First Annual Message, December 3, 1901.

​It is not too much to say that at the time of President McKinley’s death he was the most widely loved man in all the United States; while we have never had any public man of his position who has been so wholly free from the bitter animosities incident to public life.

​"It is a dreadful thing..."

Roosevelt was never truly keen on being the Vice President. He referred to it as a “stepping stone to Oblivion.” And that’s where certain Republicans wanted this upstart, energized cowboy to go. But once the cowboy agreed to accept the nomination as Vice President, no one saw the direction he would end up taking.

President McKinley was a man of the people, born of moderate means and determined to stay in touch with those hard-working people and truly represent them. It was one of the few things that this particular President and Vice President agreed upon.

And when McKinley went to visit the Pan-American Exposition in Buffalo, New York, he took meeting the people to an extreme.

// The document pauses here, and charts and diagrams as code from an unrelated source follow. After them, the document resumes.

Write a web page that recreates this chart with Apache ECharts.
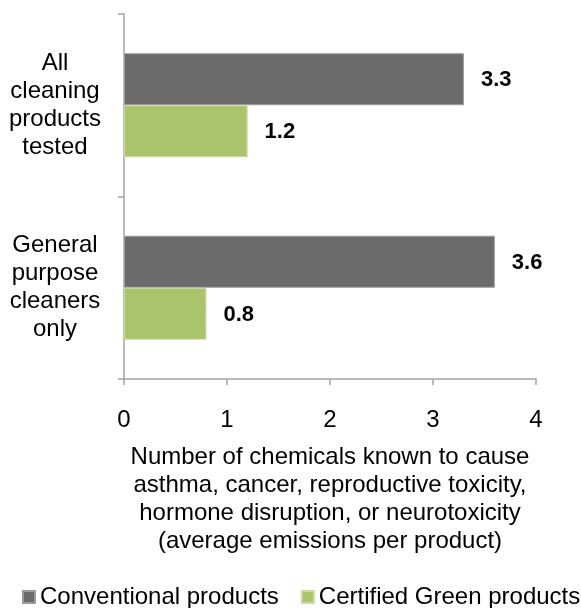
<!DOCTYPE html>
<html>
<head>
<meta charset="utf-8">
<script src="https://cdn.jsdelivr.net/npm/echarts@6/dist/echarts.min.js"></script>
<style>
  html, body { margin: 0; padding: 0; background: #fff; }
  #chart { width: 581px; height: 608px; }
</style>
</head>
<body>
<div id="chart"></div>
<script>
// Product groups (top to bottom) and average number of harmful chemicals emitted
const categories = ['All\ncleaning\nproducts\ntested', 'General\npurpose\ncleaners\nonly'];
const conventional = [3.3, 3.6];
const certifiedGreen = [1.2, 0.8];
const seriesNames = ['Conventional products', 'Certified Green products'];
const axisTitle = 'Number of chemicals known to cause\nasthma, cancer, reproductive toxicity,\nhormone disruption, or neurotoxicity\n(average emissions per product)';

const FONT = '"Liberation Sans", Arial, sans-serif';
const AXIS_COLOR = '#a3a3a3';

const chart = echarts.init(document.getElementById('chart'), null, { renderer: 'canvas' });

const valueLabel = {
  show: true,
  position: 'right',
  distance: 17,
  offset: [0, 1],
  formatter: p => p.value.toFixed(1),
  color: '#000',
  fontFamily: FONT,
  fontWeight: 'bold',
  fontSize: 22
};

chart.setOption({
  animation: false,
  backgroundColor: '#fff',
  textStyle: { fontFamily: FONT },
  grid: { left: 124, right: 45, top: 14, bottom: 229, containLabel: false },
  xAxis: {
    type: 'value',
    min: 0,
    max: 4,
    interval: 1,
    axisLine: { show: true, lineStyle: { color: AXIS_COLOR, width: 1.5 } },
    axisTick: { show: true, length: 6, lineStyle: { color: AXIS_COLOR, width: 1.5 } },
    splitLine: { show: false },
    axisLabel: { color: '#000', fontSize: 24, fontFamily: FONT, margin: 29 },
    name: axisTitle,
    nameLocation: 'middle',
    nameGap: 64,
    nameTextStyle: { color: '#000', fontSize: 24, lineHeight: 28, fontFamily: FONT, align: 'center' }
  },
  yAxis: {
    type: 'category',
    inverse: true,
    data: categories,
    axisLine: { show: true, lineStyle: { color: AXIS_COLOR, width: 1.5 } },
    axisTick: { show: true, length: 6, alignWithLabel: false, lineStyle: { color: AXIS_COLOR, width: 1.5 } },
    axisLabel: {
      color: '#000',
      fontSize: 24,
      lineHeight: 28,
      fontFamily: FONT,
      align: 'center',
      margin: 69
    }
  },
  legend: {
    top: 585,
    left: 22,
    width: 600,
    padding: 0,
    itemWidth: 12,
    itemHeight: 12,
    itemGap: 22,
    icon: 'rect',
    textStyle: { color: '#000', fontSize: 24, fontFamily: FONT },
    data: seriesNames
  },
  series: [
    {
      name: seriesNames[0],
      type: 'bar',
      data: conventional,
      barGap: '0%',
      barCategoryGap: '43%',
      itemStyle: { color: '#6b6b6b', borderColor: '#9c9c9c', borderWidth: 1 },
      label: valueLabel
    },
    {
      name: seriesNames[1],
      type: 'bar',
      data: certifiedGreen,
      barGap: '0%',
      barCategoryGap: '43%',
      itemStyle: { color: '#a9c46b', borderColor: '#cadca3', borderWidth: 1 },
      label: valueLabel
    }
  ]
});
</script>
</body>
</html>
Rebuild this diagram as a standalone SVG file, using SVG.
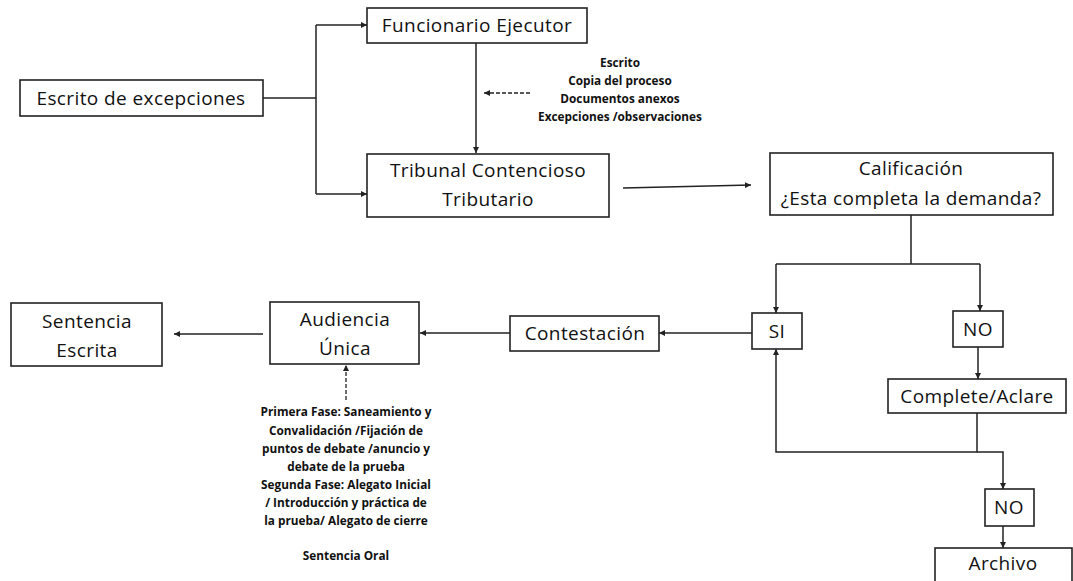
<svg xmlns="http://www.w3.org/2000/svg" width="1073" height="581" viewBox="0 0 1073 581">
<style>
.box{fill:#fff;stroke:#222;stroke-width:1.6}
.t{font-family:"Open Sans","Liberation Sans",sans-serif;font-size:19px;letter-spacing:0.4px;fill:#111;text-anchor:middle}
.s{font-family:"Open Sans","Liberation Sans",sans-serif;font-size:11.8px;font-weight:bold;fill:#111;text-anchor:middle}
.c{fill:none;stroke:#222;stroke-width:1.5}
.d{fill:none;stroke:#222;stroke-width:1.3;stroke-dasharray:4,2}
</style>
<defs>
<marker id="a" viewBox="0 0 10 10" refX="10" refY="5" markerWidth="6" markerHeight="6" markerUnits="userSpaceOnUse" orient="auto">
<path d="M0,0 L10,5 L0,10 z" fill="#222"/>
</marker>
</defs>
<rect width="1073" height="581" fill="#fff"/>
<g id="connectors">
<path class="c" d="M263,98 H316"/>
<path class="c" d="M316,25 V194"/>
<path class="c" d="M316,25 H367" marker-end="url(#a)"/>
<path class="c" d="M316,194 H367" marker-end="url(#a)"/>
<path class="c" d="M476,43 V153" marker-end="url(#a)"/>
<path class="d" d="M530,93 H484" marker-end="url(#a)"/>
<path class="c" d="M623,188 L751,185" marker-end="url(#a)"/>
<path class="c" d="M911,215 V264 M776,264 H980"/>
<path class="c" d="M776,264 V313" marker-end="url(#a)"/>
<path class="c" d="M980,264 V311" marker-end="url(#a)"/>
<path class="c" d="M752,333 H659" marker-end="url(#a)"/>
<path class="c" d="M510,333 H420" marker-end="url(#a)"/>
<path class="c" d="M263,334 H174" marker-end="url(#a)"/>
<path class="d" d="M346,400 V365" marker-end="url(#a)"/>
<path class="c" d="M978,347 V379" marker-end="url(#a)"/>
<path class="c" d="M977,413 V452 H776 V349" marker-end="url(#a)"/>
<path class="c" d="M977,452 H1003 V489" marker-end="url(#a)"/>
<path class="c" d="M1003,526 V548" marker-end="url(#a)"/>
</g>
<g id="escrito">
<rect class="box" x="20" y="80" width="243" height="36"/>
<text class="t" x="141" y="105">Escrito de excepciones</text>
</g>
<g id="funcionario">
<rect class="box" x="367" y="8" width="220" height="35"/>
<text class="t" x="477" y="32">Funcionario Ejecutor</text>
</g>
<g id="nota-envio">
<text class="s" x="620" y="67">Escrito</text>
<text class="s" x="620" y="85">Copia del proceso</text>
<text class="s" x="620" y="103">Documentos  anexos</text>
<text class="s" x="620" y="121">Excepciones  /observaciones</text>
</g>
<g id="tribunal">
<rect class="box" x="367" y="154" width="242" height="63"/>
<text class="t" x="488" y="177">Tribunal Contencioso</text>
<text class="t" x="488" y="206">Tributario</text>
</g>
<g id="calificacion">
<rect class="box" x="770" y="153" width="283" height="62"/>
<text class="t" x="911" y="175">Calificación</text>
<text class="t" x="911" y="205">¿Esta completa la demanda?</text>
</g>
<g id="si">
<rect class="box" x="752" y="313" width="50" height="36"/>
<text class="t" x="777" y="338">SI</text>
</g>
<g id="no1">
<rect class="box" x="953" y="311" width="50" height="36"/>
<text class="t" x="978" y="336">NO</text>
</g>
<g id="contestacion">
<rect class="box" x="510" y="316" width="149" height="35"/>
<text class="t" x="585" y="340">Contestación</text>
</g>
<g id="audiencia">
<rect class="box" x="270" y="302" width="149" height="62"/>
<text class="t" x="345" y="326">Audiencia</text>
<text class="t" x="345" y="355">Única</text>
</g>
<g id="sentencia">
<rect class="box" x="11" y="303" width="151" height="63"/>
<text class="t" x="87" y="328">Sentencia</text>
<text class="t" x="87" y="357">Escrita</text>
</g>
<g id="fases">
<text class="s" x="346" y="416">Primera Fase: Saneamiento y</text>
<text class="s" x="346" y="435">Convalidación /Fijación de</text>
<text class="s" x="346" y="453">puntos de debate /anuncio y</text>
<text class="s" x="346" y="471">debate de la prueba</text>
<text class="s" x="346" y="489">Segunda Fase: Alegato Inicial</text>
<text class="s" x="346" y="507">/ Introducción  y práctica de</text>
<text class="s" x="346" y="525">la prueba/ Alegato de cierre</text>
<text class="s" x="346" y="560">Sentencia Oral</text>
</g>
<g id="complete">
<rect class="box" x="888" y="379" width="178" height="34"/>
<text class="t" x="977" y="403">Complete/Aclare</text>
</g>
<g id="no2">
<rect class="box" x="985" y="489" width="49" height="37"/>
<text class="t" x="1009" y="514">NO</text>
</g>
<g id="archivo">
<rect class="box" x="935" y="548" width="137" height="45"/>
<text class="t" x="1003" y="570">Archivo</text>
</g>
</svg>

Hundreds of fair-goers lined up in orderly procession to shake hands with President McKinley in the Temple of Music. Among them was the anarchist assassin Leon Czolgosz, whose handkerchief-wrapped gun blended in with so many other handkerchiefs used to wipe away the sweat of this late summer day.

When Czolgosz reached McKinley, the President thought the handkerchief a bandage, and reached to shake the left hand. Two shots were fired directly into the President’s abdomen; Czolgosz was wrestled to the ground before a third bullet could leave the chamber. McKinley purportedly told his men to “go easy on him.”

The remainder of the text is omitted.